> _The request_:
Below are entries. Give back exactly the lines from the one containing "What Bokeh code" through the one containing "from bokeh.resources import INLINE", inclusive, without the pictures.

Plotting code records
────────────────

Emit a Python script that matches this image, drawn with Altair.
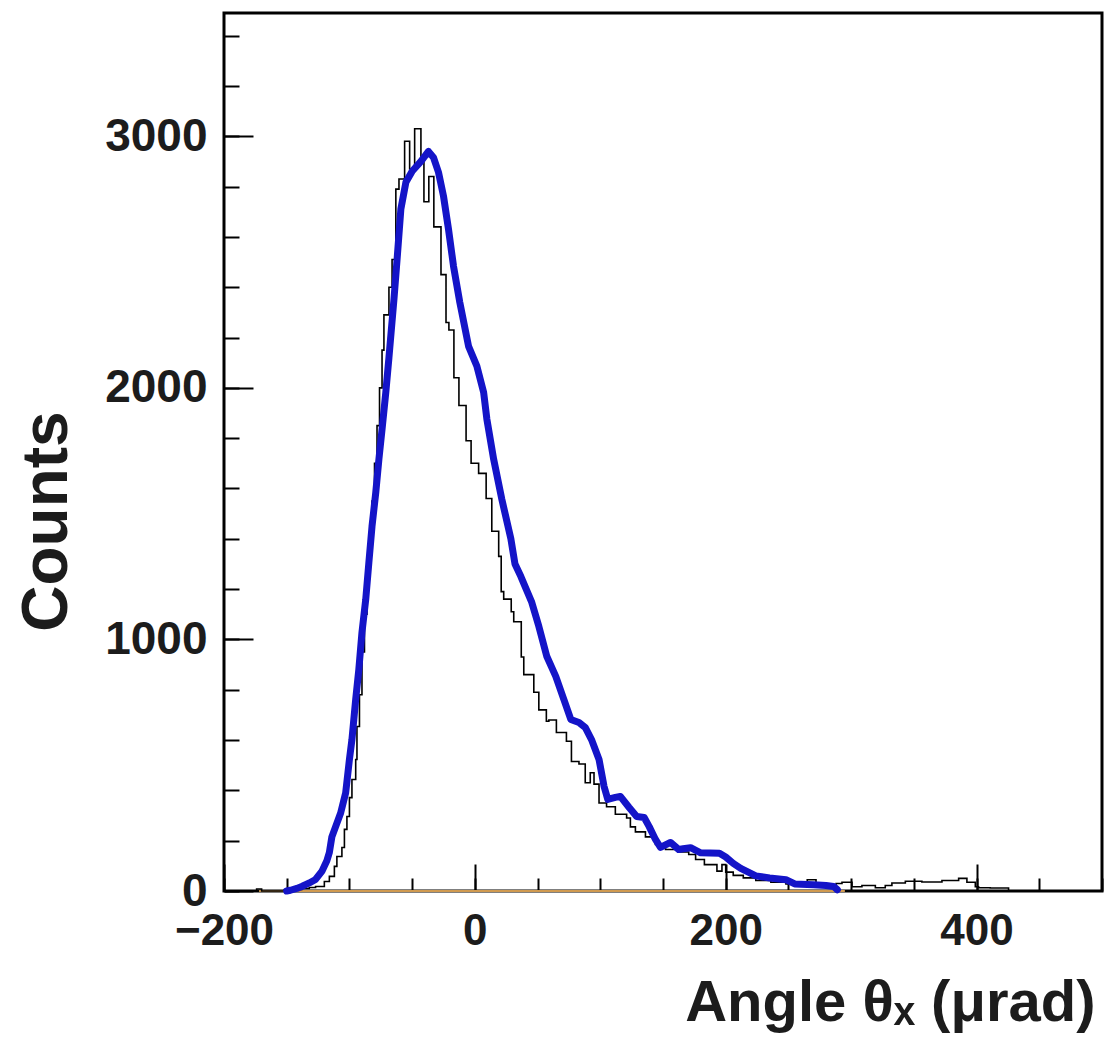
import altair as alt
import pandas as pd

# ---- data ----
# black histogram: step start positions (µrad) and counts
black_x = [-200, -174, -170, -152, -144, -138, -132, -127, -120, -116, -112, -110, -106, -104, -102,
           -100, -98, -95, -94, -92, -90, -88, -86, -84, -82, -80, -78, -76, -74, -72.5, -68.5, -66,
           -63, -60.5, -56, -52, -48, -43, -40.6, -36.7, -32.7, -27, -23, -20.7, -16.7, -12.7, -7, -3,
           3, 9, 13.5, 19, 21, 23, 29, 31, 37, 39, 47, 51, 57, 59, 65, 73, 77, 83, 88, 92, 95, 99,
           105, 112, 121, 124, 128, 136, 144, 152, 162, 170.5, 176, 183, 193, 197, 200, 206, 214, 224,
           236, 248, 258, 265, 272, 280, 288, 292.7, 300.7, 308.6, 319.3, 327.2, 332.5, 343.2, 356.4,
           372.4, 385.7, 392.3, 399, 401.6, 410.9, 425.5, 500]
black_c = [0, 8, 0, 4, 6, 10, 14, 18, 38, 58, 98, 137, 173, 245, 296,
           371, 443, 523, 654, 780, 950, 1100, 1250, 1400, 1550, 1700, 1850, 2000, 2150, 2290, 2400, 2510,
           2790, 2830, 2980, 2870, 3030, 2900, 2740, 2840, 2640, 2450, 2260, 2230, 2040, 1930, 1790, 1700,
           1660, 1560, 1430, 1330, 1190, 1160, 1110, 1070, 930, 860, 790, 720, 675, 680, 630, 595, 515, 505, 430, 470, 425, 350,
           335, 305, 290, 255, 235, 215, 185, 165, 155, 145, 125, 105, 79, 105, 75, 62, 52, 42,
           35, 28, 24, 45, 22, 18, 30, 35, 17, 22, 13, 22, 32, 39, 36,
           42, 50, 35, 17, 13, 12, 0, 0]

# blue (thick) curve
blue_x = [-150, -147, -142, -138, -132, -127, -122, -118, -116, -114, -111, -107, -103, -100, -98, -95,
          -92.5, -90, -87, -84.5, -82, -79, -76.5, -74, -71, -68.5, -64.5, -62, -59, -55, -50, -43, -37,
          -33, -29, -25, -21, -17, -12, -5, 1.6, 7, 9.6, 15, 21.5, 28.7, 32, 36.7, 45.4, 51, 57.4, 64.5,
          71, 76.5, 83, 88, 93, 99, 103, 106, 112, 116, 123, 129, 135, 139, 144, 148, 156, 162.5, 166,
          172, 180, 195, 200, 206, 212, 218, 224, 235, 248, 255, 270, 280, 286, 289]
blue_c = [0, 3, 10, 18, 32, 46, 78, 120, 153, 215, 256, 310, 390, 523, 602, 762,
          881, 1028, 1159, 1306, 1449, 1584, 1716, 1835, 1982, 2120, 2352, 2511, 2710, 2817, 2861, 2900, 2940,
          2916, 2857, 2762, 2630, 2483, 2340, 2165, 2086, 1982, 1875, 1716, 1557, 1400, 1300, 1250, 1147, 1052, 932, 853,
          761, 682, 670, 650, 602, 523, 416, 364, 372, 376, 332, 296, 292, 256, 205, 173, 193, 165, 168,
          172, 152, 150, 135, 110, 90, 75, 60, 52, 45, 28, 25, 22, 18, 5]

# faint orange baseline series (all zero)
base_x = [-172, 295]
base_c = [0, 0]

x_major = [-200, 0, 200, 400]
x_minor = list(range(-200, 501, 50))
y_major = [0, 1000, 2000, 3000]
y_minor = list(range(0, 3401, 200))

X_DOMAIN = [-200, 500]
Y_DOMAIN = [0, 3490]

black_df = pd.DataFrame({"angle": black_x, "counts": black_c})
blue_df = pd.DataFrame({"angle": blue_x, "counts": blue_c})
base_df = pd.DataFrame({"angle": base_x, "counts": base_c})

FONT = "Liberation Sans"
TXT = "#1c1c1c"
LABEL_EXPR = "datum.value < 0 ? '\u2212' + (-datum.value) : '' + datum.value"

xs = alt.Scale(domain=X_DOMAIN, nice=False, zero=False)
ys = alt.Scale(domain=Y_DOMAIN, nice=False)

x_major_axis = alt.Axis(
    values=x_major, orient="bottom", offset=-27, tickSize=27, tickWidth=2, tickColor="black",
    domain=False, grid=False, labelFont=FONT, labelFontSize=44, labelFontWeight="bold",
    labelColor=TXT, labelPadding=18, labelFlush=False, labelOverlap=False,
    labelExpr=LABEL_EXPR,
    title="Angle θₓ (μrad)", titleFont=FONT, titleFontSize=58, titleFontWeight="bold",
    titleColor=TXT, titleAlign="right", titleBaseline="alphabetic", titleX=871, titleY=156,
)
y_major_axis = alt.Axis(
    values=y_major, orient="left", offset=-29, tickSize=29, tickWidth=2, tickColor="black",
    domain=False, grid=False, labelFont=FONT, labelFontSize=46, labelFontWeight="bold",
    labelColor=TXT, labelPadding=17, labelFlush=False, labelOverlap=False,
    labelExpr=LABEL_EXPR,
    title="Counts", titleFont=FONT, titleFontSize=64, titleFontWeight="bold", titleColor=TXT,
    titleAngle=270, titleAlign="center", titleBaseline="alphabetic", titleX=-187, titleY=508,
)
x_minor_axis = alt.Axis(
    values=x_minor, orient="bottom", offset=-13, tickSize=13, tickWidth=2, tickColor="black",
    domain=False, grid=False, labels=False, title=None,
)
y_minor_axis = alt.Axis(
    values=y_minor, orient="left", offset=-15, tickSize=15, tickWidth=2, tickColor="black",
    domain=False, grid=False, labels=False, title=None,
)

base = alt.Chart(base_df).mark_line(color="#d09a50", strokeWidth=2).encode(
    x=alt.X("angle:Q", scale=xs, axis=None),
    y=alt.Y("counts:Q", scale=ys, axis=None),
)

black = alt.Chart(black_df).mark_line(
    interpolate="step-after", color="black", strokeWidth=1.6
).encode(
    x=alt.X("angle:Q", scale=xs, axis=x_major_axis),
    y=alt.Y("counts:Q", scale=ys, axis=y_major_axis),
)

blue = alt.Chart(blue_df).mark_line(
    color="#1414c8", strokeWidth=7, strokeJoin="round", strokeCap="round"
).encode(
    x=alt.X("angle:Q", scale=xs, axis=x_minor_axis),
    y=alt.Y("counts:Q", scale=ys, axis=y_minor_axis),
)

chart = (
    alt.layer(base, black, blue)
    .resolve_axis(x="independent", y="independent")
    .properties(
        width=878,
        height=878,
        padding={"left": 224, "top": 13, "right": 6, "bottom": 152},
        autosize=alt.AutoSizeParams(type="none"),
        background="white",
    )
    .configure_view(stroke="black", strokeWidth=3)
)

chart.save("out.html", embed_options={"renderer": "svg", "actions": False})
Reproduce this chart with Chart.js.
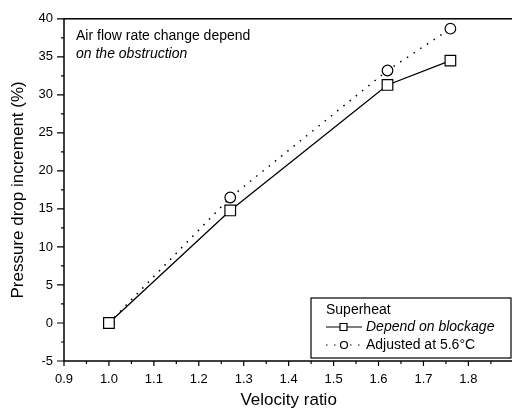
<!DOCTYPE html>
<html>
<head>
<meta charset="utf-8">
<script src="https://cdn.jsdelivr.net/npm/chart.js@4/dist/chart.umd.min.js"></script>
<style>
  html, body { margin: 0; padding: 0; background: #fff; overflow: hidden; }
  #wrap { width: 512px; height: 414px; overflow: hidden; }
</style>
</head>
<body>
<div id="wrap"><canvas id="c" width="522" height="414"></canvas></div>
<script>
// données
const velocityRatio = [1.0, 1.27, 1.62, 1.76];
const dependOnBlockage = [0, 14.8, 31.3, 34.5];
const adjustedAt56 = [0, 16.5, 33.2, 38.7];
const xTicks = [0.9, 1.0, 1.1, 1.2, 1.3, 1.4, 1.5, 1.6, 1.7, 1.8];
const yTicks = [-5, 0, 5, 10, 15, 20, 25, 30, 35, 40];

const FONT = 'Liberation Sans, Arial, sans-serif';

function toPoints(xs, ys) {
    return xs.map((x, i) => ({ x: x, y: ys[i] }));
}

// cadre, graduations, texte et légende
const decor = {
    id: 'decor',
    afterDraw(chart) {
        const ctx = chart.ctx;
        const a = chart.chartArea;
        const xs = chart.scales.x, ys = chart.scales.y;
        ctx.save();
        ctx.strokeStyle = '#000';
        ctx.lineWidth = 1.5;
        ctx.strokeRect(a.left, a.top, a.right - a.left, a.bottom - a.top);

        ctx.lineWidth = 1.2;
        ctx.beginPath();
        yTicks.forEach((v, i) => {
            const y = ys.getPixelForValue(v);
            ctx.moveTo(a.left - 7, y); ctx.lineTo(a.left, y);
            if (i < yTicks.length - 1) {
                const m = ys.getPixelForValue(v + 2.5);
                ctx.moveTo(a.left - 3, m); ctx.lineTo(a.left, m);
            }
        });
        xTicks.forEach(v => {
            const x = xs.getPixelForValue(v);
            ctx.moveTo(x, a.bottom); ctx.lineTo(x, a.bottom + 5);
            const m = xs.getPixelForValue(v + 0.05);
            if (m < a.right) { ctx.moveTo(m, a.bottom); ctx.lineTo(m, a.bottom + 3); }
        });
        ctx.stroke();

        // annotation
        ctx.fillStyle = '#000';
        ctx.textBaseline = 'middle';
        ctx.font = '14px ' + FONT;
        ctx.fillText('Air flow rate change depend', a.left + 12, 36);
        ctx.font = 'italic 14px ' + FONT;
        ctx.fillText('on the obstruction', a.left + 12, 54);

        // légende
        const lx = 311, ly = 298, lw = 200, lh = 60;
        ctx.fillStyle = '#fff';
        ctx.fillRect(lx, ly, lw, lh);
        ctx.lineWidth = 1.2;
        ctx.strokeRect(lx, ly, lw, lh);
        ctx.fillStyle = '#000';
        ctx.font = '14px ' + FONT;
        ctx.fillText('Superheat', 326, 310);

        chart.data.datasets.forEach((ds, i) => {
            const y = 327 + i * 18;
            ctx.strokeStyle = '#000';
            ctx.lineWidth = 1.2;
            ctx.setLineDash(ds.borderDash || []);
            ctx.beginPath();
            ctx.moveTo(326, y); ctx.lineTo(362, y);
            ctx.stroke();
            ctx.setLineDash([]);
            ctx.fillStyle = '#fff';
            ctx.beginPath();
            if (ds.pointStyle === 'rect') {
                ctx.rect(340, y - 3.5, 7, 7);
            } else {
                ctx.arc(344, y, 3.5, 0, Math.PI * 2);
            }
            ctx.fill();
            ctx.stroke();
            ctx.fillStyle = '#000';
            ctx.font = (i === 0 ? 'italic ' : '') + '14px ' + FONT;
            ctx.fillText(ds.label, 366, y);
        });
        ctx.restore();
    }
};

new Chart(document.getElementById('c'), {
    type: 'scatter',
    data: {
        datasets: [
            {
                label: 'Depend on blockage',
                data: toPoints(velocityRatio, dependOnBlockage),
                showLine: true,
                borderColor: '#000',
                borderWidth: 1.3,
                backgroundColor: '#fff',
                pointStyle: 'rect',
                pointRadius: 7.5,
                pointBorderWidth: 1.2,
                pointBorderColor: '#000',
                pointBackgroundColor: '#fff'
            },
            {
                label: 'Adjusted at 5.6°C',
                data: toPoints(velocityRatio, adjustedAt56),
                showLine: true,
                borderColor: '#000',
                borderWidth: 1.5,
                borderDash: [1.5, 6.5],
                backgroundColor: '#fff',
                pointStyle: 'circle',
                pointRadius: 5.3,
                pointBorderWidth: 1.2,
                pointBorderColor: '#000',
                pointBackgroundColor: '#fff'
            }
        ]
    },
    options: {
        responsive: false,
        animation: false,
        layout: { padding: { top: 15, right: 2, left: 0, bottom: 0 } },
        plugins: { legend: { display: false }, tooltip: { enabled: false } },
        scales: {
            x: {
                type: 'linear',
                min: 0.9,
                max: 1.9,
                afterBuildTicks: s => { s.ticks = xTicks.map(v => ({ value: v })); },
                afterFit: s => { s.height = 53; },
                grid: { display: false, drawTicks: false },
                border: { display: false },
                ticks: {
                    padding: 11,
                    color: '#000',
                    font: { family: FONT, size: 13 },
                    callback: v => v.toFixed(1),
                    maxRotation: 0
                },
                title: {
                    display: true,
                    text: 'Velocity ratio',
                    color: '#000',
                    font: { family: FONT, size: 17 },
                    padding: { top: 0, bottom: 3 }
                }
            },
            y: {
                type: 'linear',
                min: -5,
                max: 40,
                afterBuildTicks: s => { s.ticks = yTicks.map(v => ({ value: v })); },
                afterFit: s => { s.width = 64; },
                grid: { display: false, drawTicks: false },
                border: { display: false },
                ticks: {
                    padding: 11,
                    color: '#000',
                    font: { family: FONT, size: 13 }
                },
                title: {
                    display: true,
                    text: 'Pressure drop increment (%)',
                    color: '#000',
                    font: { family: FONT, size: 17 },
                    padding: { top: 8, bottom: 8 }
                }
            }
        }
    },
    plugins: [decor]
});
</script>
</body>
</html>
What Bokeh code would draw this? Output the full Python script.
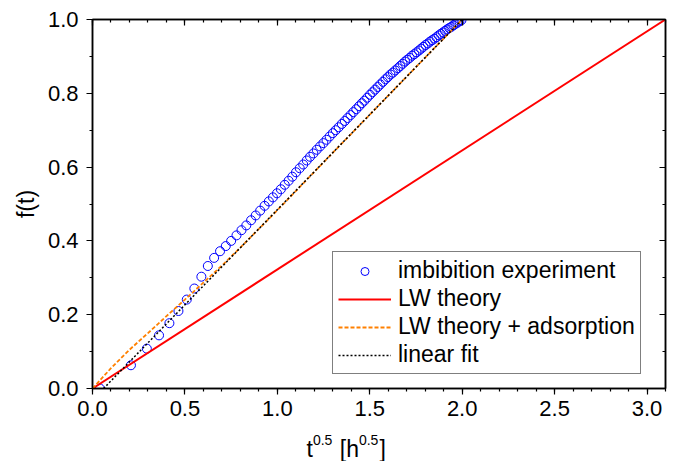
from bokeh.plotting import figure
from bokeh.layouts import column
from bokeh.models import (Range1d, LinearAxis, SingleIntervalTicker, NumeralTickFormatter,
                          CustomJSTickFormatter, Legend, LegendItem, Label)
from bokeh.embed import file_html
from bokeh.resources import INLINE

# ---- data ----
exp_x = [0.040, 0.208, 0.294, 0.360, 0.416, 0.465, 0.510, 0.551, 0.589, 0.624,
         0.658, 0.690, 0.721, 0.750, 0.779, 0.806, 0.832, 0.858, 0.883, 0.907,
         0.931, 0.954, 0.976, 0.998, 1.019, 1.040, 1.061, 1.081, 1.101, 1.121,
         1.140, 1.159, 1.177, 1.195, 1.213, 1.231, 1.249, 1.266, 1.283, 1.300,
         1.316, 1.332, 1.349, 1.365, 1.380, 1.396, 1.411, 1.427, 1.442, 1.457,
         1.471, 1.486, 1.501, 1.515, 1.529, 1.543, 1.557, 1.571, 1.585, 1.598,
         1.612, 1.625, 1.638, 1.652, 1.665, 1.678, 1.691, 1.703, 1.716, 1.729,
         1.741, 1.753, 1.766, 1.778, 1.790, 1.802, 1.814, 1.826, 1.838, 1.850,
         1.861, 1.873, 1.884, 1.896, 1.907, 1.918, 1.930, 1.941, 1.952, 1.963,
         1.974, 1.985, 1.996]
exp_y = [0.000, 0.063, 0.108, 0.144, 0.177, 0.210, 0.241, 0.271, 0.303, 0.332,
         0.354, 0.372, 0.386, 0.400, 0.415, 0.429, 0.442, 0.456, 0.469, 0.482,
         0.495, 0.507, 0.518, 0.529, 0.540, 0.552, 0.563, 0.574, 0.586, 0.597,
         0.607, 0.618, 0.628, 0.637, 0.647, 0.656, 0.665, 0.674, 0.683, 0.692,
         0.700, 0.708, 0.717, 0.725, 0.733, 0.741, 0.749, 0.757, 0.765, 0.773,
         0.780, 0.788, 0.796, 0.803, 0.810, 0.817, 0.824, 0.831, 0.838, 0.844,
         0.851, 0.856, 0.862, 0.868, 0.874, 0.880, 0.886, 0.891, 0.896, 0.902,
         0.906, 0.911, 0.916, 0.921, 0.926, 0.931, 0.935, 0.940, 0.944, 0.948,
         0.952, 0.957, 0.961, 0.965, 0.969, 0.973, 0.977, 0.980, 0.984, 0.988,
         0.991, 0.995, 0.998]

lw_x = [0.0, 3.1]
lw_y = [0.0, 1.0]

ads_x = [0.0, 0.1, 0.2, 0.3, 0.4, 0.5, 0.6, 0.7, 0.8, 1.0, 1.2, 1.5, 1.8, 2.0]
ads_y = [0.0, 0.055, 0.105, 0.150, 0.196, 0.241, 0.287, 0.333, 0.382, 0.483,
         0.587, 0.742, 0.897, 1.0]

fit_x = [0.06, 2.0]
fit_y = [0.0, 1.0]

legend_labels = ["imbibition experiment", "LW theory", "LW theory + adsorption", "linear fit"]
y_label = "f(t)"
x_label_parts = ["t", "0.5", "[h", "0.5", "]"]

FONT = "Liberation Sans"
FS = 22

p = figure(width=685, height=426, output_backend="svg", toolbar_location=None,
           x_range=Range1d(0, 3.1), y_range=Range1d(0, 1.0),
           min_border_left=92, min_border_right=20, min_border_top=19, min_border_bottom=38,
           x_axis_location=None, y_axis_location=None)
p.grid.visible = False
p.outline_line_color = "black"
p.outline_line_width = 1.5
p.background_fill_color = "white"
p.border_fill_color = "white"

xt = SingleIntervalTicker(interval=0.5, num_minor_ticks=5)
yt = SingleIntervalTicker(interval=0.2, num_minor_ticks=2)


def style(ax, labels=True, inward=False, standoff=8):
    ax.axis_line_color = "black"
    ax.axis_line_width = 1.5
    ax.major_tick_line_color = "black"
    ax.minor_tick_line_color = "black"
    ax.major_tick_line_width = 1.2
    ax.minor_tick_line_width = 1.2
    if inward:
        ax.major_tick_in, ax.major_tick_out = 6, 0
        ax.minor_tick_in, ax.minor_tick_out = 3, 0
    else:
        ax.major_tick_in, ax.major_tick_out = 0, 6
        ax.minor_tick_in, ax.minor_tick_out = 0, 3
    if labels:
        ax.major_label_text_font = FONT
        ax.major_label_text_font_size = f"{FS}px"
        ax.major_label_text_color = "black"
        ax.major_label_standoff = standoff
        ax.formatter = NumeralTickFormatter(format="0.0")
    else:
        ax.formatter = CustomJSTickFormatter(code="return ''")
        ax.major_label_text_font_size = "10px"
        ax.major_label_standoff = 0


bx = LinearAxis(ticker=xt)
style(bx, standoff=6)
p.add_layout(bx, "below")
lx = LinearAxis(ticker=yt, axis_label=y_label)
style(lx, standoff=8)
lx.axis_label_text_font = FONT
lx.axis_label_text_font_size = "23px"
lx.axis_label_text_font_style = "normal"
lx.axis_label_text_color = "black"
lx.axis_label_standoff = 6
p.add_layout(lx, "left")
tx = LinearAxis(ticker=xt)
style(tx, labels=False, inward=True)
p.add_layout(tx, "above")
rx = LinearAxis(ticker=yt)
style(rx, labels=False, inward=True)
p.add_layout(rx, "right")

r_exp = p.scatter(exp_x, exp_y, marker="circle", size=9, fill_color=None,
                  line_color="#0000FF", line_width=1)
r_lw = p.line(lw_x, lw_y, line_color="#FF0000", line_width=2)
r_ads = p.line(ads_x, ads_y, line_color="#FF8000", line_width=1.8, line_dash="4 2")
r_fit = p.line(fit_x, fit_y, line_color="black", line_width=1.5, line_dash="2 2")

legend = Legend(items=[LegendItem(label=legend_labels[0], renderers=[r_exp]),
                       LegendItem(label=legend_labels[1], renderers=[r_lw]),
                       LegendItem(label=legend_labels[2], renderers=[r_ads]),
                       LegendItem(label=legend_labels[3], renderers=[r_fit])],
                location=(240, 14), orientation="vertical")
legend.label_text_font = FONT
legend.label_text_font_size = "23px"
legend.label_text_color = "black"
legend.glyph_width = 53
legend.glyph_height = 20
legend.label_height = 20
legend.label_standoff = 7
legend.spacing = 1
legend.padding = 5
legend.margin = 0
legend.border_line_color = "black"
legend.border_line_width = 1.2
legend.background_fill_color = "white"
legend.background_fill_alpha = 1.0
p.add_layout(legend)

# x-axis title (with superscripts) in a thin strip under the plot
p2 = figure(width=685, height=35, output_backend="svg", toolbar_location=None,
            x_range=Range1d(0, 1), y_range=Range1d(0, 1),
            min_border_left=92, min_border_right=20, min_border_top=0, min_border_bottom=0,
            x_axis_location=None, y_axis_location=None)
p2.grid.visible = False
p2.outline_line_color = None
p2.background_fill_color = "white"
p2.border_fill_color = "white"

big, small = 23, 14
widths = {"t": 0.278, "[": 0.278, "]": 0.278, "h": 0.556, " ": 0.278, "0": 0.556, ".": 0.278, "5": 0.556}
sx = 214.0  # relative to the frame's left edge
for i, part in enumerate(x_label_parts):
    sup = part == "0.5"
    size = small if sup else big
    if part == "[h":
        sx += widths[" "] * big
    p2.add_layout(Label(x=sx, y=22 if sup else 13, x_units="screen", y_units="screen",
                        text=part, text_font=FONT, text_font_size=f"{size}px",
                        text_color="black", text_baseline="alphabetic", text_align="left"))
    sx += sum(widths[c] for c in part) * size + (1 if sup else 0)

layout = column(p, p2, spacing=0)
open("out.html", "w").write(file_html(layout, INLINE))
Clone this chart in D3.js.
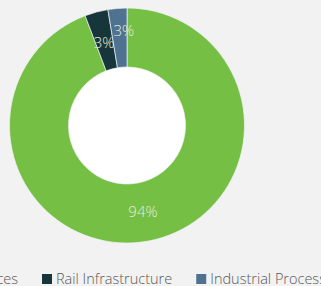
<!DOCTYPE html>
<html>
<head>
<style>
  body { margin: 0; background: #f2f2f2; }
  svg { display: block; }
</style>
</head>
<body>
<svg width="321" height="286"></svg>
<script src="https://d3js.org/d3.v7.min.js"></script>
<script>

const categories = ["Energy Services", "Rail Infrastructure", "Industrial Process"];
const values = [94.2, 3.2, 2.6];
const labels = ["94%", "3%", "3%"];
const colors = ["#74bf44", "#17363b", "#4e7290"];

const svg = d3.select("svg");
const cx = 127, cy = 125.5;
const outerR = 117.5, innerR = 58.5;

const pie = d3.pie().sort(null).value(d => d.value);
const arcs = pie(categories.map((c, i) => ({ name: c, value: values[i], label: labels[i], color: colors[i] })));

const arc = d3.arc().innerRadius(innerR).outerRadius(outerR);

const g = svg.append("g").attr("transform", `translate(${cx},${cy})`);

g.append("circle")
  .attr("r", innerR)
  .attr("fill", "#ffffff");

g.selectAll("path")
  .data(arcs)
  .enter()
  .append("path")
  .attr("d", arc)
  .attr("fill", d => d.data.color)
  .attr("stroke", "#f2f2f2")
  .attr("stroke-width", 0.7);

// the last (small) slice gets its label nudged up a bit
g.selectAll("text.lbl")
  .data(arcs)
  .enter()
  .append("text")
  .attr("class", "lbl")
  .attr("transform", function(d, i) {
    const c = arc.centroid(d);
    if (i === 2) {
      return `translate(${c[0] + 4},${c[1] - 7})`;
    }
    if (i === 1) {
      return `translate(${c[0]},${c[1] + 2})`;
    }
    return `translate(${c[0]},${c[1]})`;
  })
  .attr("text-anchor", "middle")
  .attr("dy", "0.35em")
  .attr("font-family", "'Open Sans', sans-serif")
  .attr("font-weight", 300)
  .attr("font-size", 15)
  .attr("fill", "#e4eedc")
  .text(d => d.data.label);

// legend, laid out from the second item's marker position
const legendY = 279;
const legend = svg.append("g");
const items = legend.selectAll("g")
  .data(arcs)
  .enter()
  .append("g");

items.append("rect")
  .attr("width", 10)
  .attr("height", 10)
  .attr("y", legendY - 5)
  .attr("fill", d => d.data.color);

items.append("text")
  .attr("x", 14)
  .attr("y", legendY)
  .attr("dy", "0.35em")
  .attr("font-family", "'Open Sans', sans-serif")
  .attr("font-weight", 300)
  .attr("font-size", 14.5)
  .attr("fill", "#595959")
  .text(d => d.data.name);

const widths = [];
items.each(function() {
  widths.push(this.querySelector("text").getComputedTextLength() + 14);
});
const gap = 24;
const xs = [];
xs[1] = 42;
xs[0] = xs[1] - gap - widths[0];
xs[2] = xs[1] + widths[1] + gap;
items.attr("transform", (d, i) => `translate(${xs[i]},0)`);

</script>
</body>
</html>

────────────────

> _Exercise output_:
What Bokeh code would draw this? Output the full Python script.
from bokeh.plotting import figure
from bokeh.layouts import column
from bokeh.models import (Range1d, LinearAxis, SingleIntervalTicker, NumeralTickFormatter,
                          CustomJSTickFormatter, Legend, LegendItem, Label)
from bokeh.embed import file_html
from bokeh.resources import INLINE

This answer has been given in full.